There are two closely related fields that help us deal with these scenarios:

  • Semi-supervised Learning. Exploit the unannotated data to get better feature representations and improve the algorithms learned on the annotated data.

  • Active Learning. Choose the data that is going to be annotated.

Active Learning: Higher accuracy with less data annotation

graph

Image from https://arxiv.org/abs/1703.02910

The image above is a typical image in a paper about active learning. The x axis is the size of the dataset. The y axis is accuracy on the test set.

A good active learning algorithm is able to cleverly select that data we are going to annotate, so that when we train on it, our model will be better than if we trained on other data.

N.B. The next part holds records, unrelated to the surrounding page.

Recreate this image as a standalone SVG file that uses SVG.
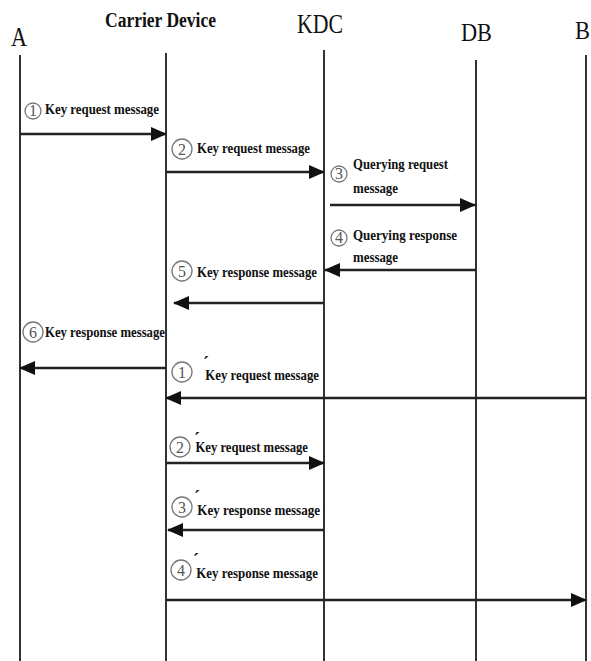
<svg xmlns="http://www.w3.org/2000/svg" width="591" height="661" viewBox="0 0 591 661">
<style>
.hdr{font-family:"Liberation Serif",serif;fill:#111}
.life{stroke:#333;stroke-width:2;fill:none}
.msg{stroke:#222;stroke-width:2.5;fill:none}
.lbl{font-family:"Liberation Serif",serif;font-weight:bold;font-size:14.5px;fill:#111}
.num circle{fill:none;stroke:#777;stroke-width:1.3}
.num text{font-family:"Liberation Serif",serif;font-size:16px;fill:#555;text-anchor:middle}
.pr{font-weight:bold;font-size:20px}
</style>
<defs>
<marker id="ah" markerUnits="userSpaceOnUse" markerWidth="16" markerHeight="16" viewBox="0 0 16 16" refX="15" refY="8" orient="auto">
<path d="M0,1 L16,8 L0,15 Z" fill="#111"/>
</marker>
</defs>
<rect width="591" height="661" fill="#fff"/>
<g id="lifelines">
<g id="A"><text class="hdr" x="11" y="46" font-size="27" textLength="16" lengthAdjust="spacingAndGlyphs">A</text><line class="life" x1="20" y1="55" x2="20" y2="661"/></g>
<g id="CarrierDevice"><text class="hdr" x="105" y="27" font-size="20" font-weight="bold" textLength="111" lengthAdjust="spacingAndGlyphs">Carrier Device</text><line class="life" x1="166" y1="53" x2="166" y2="661"/></g>
<g id="KDC"><text class="hdr" x="297" y="33" font-size="27" textLength="46" lengthAdjust="spacingAndGlyphs">KDC</text><line class="life" x1="324" y1="50" x2="324" y2="661"/></g>
<g id="DB"><text class="hdr" x="461" y="41" font-size="26" textLength="31" lengthAdjust="spacingAndGlyphs">DB</text><line class="life" x1="476" y1="60" x2="476" y2="661"/></g>
<g id="B"><text class="hdr" x="575" y="39" font-size="26" textLength="15" lengthAdjust="spacingAndGlyphs">B</text><line class="life" x1="586" y1="55" x2="586" y2="661"/></g>
</g>
<g id="connectors">
<line class="msg" x1="20" y1="134" x2="166" y2="134" marker-end="url(#ah)"/>
<line class="msg" x1="166" y1="172" x2="324" y2="172" marker-end="url(#ah)"/>
<line class="msg" x1="330" y1="205" x2="475" y2="205" marker-end="url(#ah)"/>
<line class="msg" x1="476" y1="270" x2="325" y2="270" marker-end="url(#ah)"/>
<line class="msg" x1="324" y1="303" x2="174" y2="303" marker-end="url(#ah)"/>
<line class="msg" x1="166" y1="368" x2="20" y2="368" marker-end="url(#ah)"/>
<line class="msg" x1="586" y1="398" x2="166" y2="398" marker-end="url(#ah)"/>
<line class="msg" x1="166" y1="463" x2="324" y2="463" marker-end="url(#ah)"/>
<line class="msg" x1="324" y1="530" x2="168" y2="530" marker-end="url(#ah)"/>
<line class="msg" x1="166" y1="600" x2="586" y2="600" marker-end="url(#ah)"/>
</g>
<g id="labels">
<g id="m1"><g class="num"><circle cx="33" cy="111" r="8"/><text x="33" y="116" font-size="13">1</text></g><text class="lbl" x="45" y="114" textLength="114" lengthAdjust="spacingAndGlyphs">Key request message</text></g>
<g id="m2"><g class="num"><circle cx="182" cy="149" r="10"/><text x="182" y="155">2</text></g><text class="lbl" x="197" y="153" textLength="113" lengthAdjust="spacingAndGlyphs">Key request message</text></g>
<g id="m3"><g class="num"><circle cx="339" cy="174" r="8"/><text x="339" y="179" font-size="13">3</text></g><text class="lbl" x="353" y="169" textLength="95" lengthAdjust="spacingAndGlyphs">Querying request</text><text class="lbl" x="353" y="193" textLength="45" lengthAdjust="spacingAndGlyphs">message</text></g>
<g id="m4"><g class="num"><circle cx="339" cy="238" r="8"/><text x="339" y="243" font-size="13">4</text></g><text class="lbl" x="353" y="240" textLength="104" lengthAdjust="spacingAndGlyphs">Querying response</text><text class="lbl" x="353" y="262" textLength="45" lengthAdjust="spacingAndGlyphs">message</text></g>
<g id="m5"><g class="num"><circle cx="182" cy="271" r="10"/><text x="182" y="277">5</text></g><text class="lbl" x="197" y="277" textLength="120" lengthAdjust="spacingAndGlyphs">Key response message</text></g>
<g id="m6"><g class="num"><circle cx="33" cy="332" r="10"/><text x="33" y="338">6</text></g><text class="lbl" x="45" y="337" textLength="120" lengthAdjust="spacingAndGlyphs">Key response message</text></g>
<g id="m1p"><g class="num"><circle cx="182" cy="372" r="10"/><text x="182" y="378">1</text></g><text class="lbl" x="203" y="380" textLength="116" lengthAdjust="spacingAndGlyphs"><tspan class="pr" dy="-9">´</tspan><tspan dx="-4" dy="9">Key request message</tspan></text></g>
<g id="m2p"><g class="num"><circle cx="180" cy="447" r="10"/><text x="180" y="453">2</text></g><text class="lbl" x="194" y="452" textLength="114" lengthAdjust="spacingAndGlyphs"><tspan class="pr" dy="-5">´</tspan><tspan dx="-5" dy="5">Key request message</tspan></text></g>
<g id="m3p"><g class="num"><circle cx="182" cy="507" r="10"/><text x="182" y="513">3</text></g><text class="lbl" x="194" y="515" textLength="126" lengthAdjust="spacingAndGlyphs"><tspan class="pr" dy="-10">´</tspan><tspan dx="-3" dy="10">Key response message</tspan></text></g>
<g id="m4p"><g class="num"><circle cx="181" cy="570" r="10"/><text x="181" y="576">4</text></g><text class="lbl" x="193" y="578" textLength="125" lengthAdjust="spacingAndGlyphs"><tspan class="pr" dy="-10">´</tspan><tspan dx="-3" dy="10">Key response message</tspan></text></g>
</g>
</svg>
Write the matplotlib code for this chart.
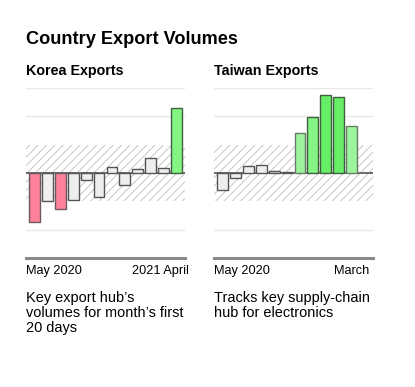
import numpy as np
import matplotlib.pyplot as plt

# monthly export volumes, in standard deviations from the mean
korea_values = [-1.74, -0.98, -1.27, -0.95, -0.26, -0.85, 0.20, -0.41, 0.15, 0.54, 0.19, 2.30]
taiwan_values = [-0.60, -0.19, 0.24, 0.30, 0.06, 0.02, 1.41, 1.99, 2.74, 2.69, 1.65]

korea_labels = ["May 2020", "2021 April"]
taiwan_labels = ["May 2020", "March"]
korea_note = ["Key export hub\u2019s", "volumes for month\u2019s first", "20 days"]
taiwan_note = ["Tracks key supply-chain", "hub for electronics"]

plt.rcParams['font.family'] = ['Liberation Sans', 'DejaVu Sans']
plt.rcParams['hatch.linewidth'] = 0.6

W, H = 415, 387


def bar_style(v):
    if v <= -1:
        return "#ff8099", "#6e5a5e"
    if v >= 2.5:
        return "#66ee66", "#3f5f3f"
    if v >= 1.8:
        return "#84f484", "#3f5f3f"
    if v >= 1:
        return "#9cf59c", "#6a7a6a"
    return "#eeeeee", "#555555"


def panel(left, values):
    ax = fig.add_axes([left / W, 1 - 258 / H, 159 / W, 170 / H])
    ax.set_xlim(-0.67, 11.67)
    ax.set_ylim(-3, 3)
    ax.axhspan(-1, 1, facecolor="none", edgecolor="#bdbdbd", linewidth=0, hatch="////", zorder=1)
    for g in [-2, 2, 3]:
        ax.axhline(g, color="#e8e8e8", linewidth=1, zorder=0)
    ax.axhline(0, color="#6a6a6a", linewidth=1.4, zorder=2)
    ax.axhline(-3, color="#8a8a8a", linewidth=2.2, zorder=3, clip_on=False)
    x = np.arange(len(values))
    for xi, v in zip(x, values):
        fc, ec = bar_style(v)
        ax.bar(xi, v, width=0.83, color=fc, edgecolor=ec, linewidth=1, zorder=3)
    ax.axis("off")
    return ax


fig = plt.figure(figsize=(W / 100, H / 100), dpi=100)
panel(26, korea_values)
panel(214, taiwan_values)

def fy(py):
    return 1 - py / H

fig.text(26 / W, fy(44), "Country Export Volumes", fontsize=13.1, fontweight="bold", va="baseline")
fig.text(26 / W, fy(75), "Korea Exports", fontsize=10.3, fontweight="bold", va="baseline")
fig.text(214 / W, fy(75), "Taiwan Exports", fontsize=10.3, fontweight="bold", va="baseline")

fig.text(26 / W, fy(274), korea_labels[0], fontsize=9.2, va="baseline")
fig.text(189 / W, fy(274), korea_labels[1], fontsize=9.2, va="baseline", ha="right")
fig.text(214 / W, fy(274), taiwan_labels[0], fontsize=9.2, va="baseline")
fig.text(369 / W, fy(274), taiwan_labels[1], fontsize=9.2, va="baseline", ha="right")

for i, line in enumerate(korea_note):
    fig.text(26 / W, fy(301.7 + 15.2 * i), line, fontsize=10.45, va="baseline")
for i, line in enumerate(taiwan_note):
    fig.text(214 / W, fy(301.7 + 15.2 * i), line, fontsize=10.45, va="baseline")

fig.savefig("out.png", dpi=100)
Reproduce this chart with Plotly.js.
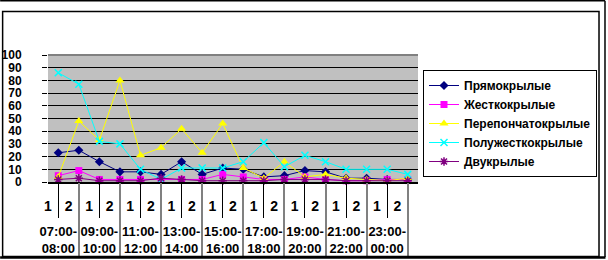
<!DOCTYPE html>
<html>
<head>
<meta charset="utf-8">
<script src="https://cdn.plot.ly/plotly-3.0.1.min.js"></script>
<style>html,body{margin:0;padding:0;background:#fff;}#chart{width:608px;height:260px;}</style>
</head>
<body>
<div id="chart"></div>
<script>
// ---- data ----
var timeGroups = ['07:00-<br>08:00','09:00-<br>10:00','11:00-<br>12:00','13:00-<br>14:00','15:00-<br>16:00','17:00-<br>18:00','19:00-<br>20:00','21:00-<br>22:00','23:00-<br>00:00'];
var subLabels = ['1','2'];
var seriesNames = ['Прямокрылые','Жесткокрылые','Перепончатокрылые','Полужесткокрылые','Двукрылые'];
var pryamokrylye     = [23,25,16,8,8,6,16,6,11,10,4,5,9,8,3,3,2,2];
var zhestkokrylye    = [5,9,2,2,2,2,2,2,6,4,2,2,4,2,1,1,2,2];
var pereponchatokr   = [4,48,33,80,21,27,42,23,46,11,3,16,4,6,3,2,1,3];
var poluzhestkokr    = [86,77,32,30,10,2,11,11,11,16,31,12,21,16,10,10,10,6];
var dvukrylye        = [2,3,1,1,1,3,2,1,1,1,1,2,2,2,1,1,1,1];
var yTicks = [0,10,20,30,40,50,60,70,80,90,100];

// build category coordinates
var xGroup = [], xSub = [];
timeGroups.forEach(function(g){ subLabels.forEach(function(s){ xGroup.push(g); xSub.push(s); }); });
var xCat = [xGroup, xSub];
var nCat = xSub.length, nSub = subLabels.length;
var subPos = xSub.map(function(_, i){ return i; });
var groupPos = timeGroups.map(function(_, g){ return g*nSub + (nSub-1)/2; });
var subBounds = [], groupBounds = [];
timeGroups.forEach(function(_, g){
  for (var k=1; k<nSub; k++) subBounds.push(g*nSub + k - 0.5);
  groupBounds.push(g*nSub + nSub - 0.5);
});

var FONT = 'Liberation Sans, Arial, sans-serif';
function line(name, y, color, symbol, msize, open){
  var m = {symbol: symbol, size: msize, color: color};
  if (open) m.line = {color: color, width: 1.5};
  return {type:'scatter', mode:'lines+markers', name:name, x:xCat, y:y,
          line:{color:color, width:1}, marker:m, cliponaxis:false};
}
function axisHolder(xa, pos){
  return {type:'scatter', mode:'markers', x:pos, y:pos.map(function(){return null;}),
          xaxis:xa, yaxis:'y', showlegend:false, hoverinfo:'skip', marker:{opacity:0}};
}
var traces = [
  line(seriesNames[0], pryamokrylye, '#000080', 'diamond', 7),
  line(seriesNames[1], zhestkokrylye, '#FF00FF', 'square', 7),
  line(seriesNames[2], pereponchatokr, '#FFFF00', 'triangle-up', 8),
  line(seriesNames[3], poluzhestkokr, '#00FFFF', 'x-thin-open', 7, true),
  line(seriesNames[4], dvukrylye, '#800080', 'asterisk-open', 7, true),
  axisHolder('x2', subPos),
  axisHolder('x3', groupPos),
  axisHolder('x4', subBounds),
  axisHolder('x5', groupBounds)
];

// pixel helpers for frame shapes (plot area: 48..419 x 55..182)
var L=48, R=419, T=55, B=182;
function PX(p){ return (p-L)/(R-L); }
function PY(p){ return (B-p)/(B-T); }

// label axes are shifted half a category to the left (as in the original)
var labelRange = [0, nCat];
function labelAxis(extra){
  var a = {type:'linear', overlaying:'x', anchor:'y', side:'bottom', range:labelRange,
           showgrid:false, zeroline:false, showline:false, tickmode:'array', fixedrange:true};
  for (var k in extra) a[k] = extra[k];
  return a;
}

var layout = {
  width:608, height:260,
  margin:{l:L, r:608-R, t:T, b:260-B, pad:0},
  paper_bgcolor:'#ffffff', plot_bgcolor:'#C0C0C0',
  showlegend:true,
  font:{family:FONT, color:'#000', size:13, weight:'bold'},
  xaxis:{type:'multicategory', range:[-0.5,nCat-0.5], showticklabels:false, ticks:'',
         showgrid:false, zeroline:false, showline:true, linecolor:'#000', linewidth:2,
         showdividers:false, fixedrange:true},
  xaxis2:labelAxis({tickvals:subPos, ticktext:xSub, ticks:'', ticklabelstandoff:14,
          tickfont:{family:FONT, size:14, color:'#000', weight:'bold'}}),
  xaxis3:labelAxis({tickvals:groupPos, ticktext:timeGroups, ticks:'', ticklabelstandoff:40,
          tickfont:{family:FONT, size:13, color:'#000', weight:'bold'}}),
  xaxis4:labelAxis({tickvals:subBounds, showticklabels:false, ticks:'outside', ticklen:35,
          tickcolor:'#000', tickwidth:1}),
  xaxis5:labelAxis({tickvals:groupBounds, showticklabels:false, ticks:'outside', ticklen:75,
          tickcolor:'#808080', tickwidth:2}),
  yaxis:{range:[0,100], tickvals:yTicks, ticktext:yTicks.map(String),
         showgrid:true, gridcolor:'#000', gridwidth:1, zeroline:false, showline:false,
         ticks:'outside', ticklen:5, tickcolor:'#000', ticklabelstandoff:18,
         tickfont:{family:FONT, size:12, color:'#000', weight:'bold'}, fixedrange:true},
  legend:{x:PX(423), y:PY(70), xanchor:'left', yanchor:'top',
          bgcolor:'#fff', bordercolor:'#000', borderwidth:1,
          font:{family:FONT, size:12, color:'#000', weight:'bold'},
          tracegroupgap:0, itemwidth:30},
  shapes:[
    {type:'line', xref:'paper', yref:'paper', x0:0, x1:1, y0:1, y1:1, line:{color:'#808080', width:2}},
    {type:'rect', xref:'paper', yref:'paper', x0:PX(2.5), x1:PX(600.5), y0:PY(256.5), y1:PY(11.5), line:{color:'#000', width:1.5}},
    {type:'line', xref:'paper', yref:'paper', x0:PX(0), x1:PX(606.5), y0:PY(0.8), y1:PY(0.8), line:{color:'#000', width:1.5}},
    {type:'line', xref:'paper', yref:'paper', x0:PX(606.5), x1:PX(606.5), y0:PY(0.8), y1:PY(257), line:{color:'#000', width:1.5}},
    {type:'line', xref:'paper', yref:'paper', x0:PX(0), x1:PX(607), y0:PY(257.5), y1:PY(257.5), line:{color:'#000', width:2.5}}
  ]
};
Plotly.newPlot('chart', traces, layout, {staticPlot:true, displayModeBar:false});
</script>
</body>
</html>
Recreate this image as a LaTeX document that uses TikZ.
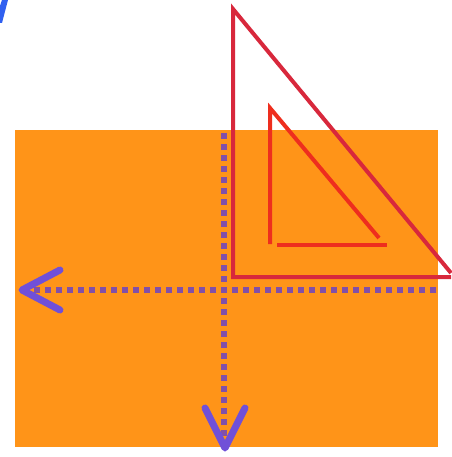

So if for example we have the constraint of being able to annotate only 400 images, the goal of active learning will be to select the best 400 images to annotate.

Query by committee QBC

Another concept from classical active learning papers, is QBC. The idea here is that instead of measuring the uncertainty of a single model, we can train an ensemble of many different models (maybe with different seeds, or hyper-parameters, or structures). Then for a given image, we can check if the output changes a lot between models. If it does, it means the models aren’t very consistent about this image, and some of them aren’t doing a good job on this image.

In the typical QBC implementation, every model decides the output category and votes for it, and a vector with the vote count is created.

  • Some examples of how his vote vector can be used as an uncertainty measure.
    • (Minimize) The difference between the two categories with the most votes.

    • (Maximize) Vote Entropy: \(-\frac{V(c)}{C}Log(\frac{V(c)}{C})\)

Summary

In the era of Data Sceince, I think active learning methods have great potential.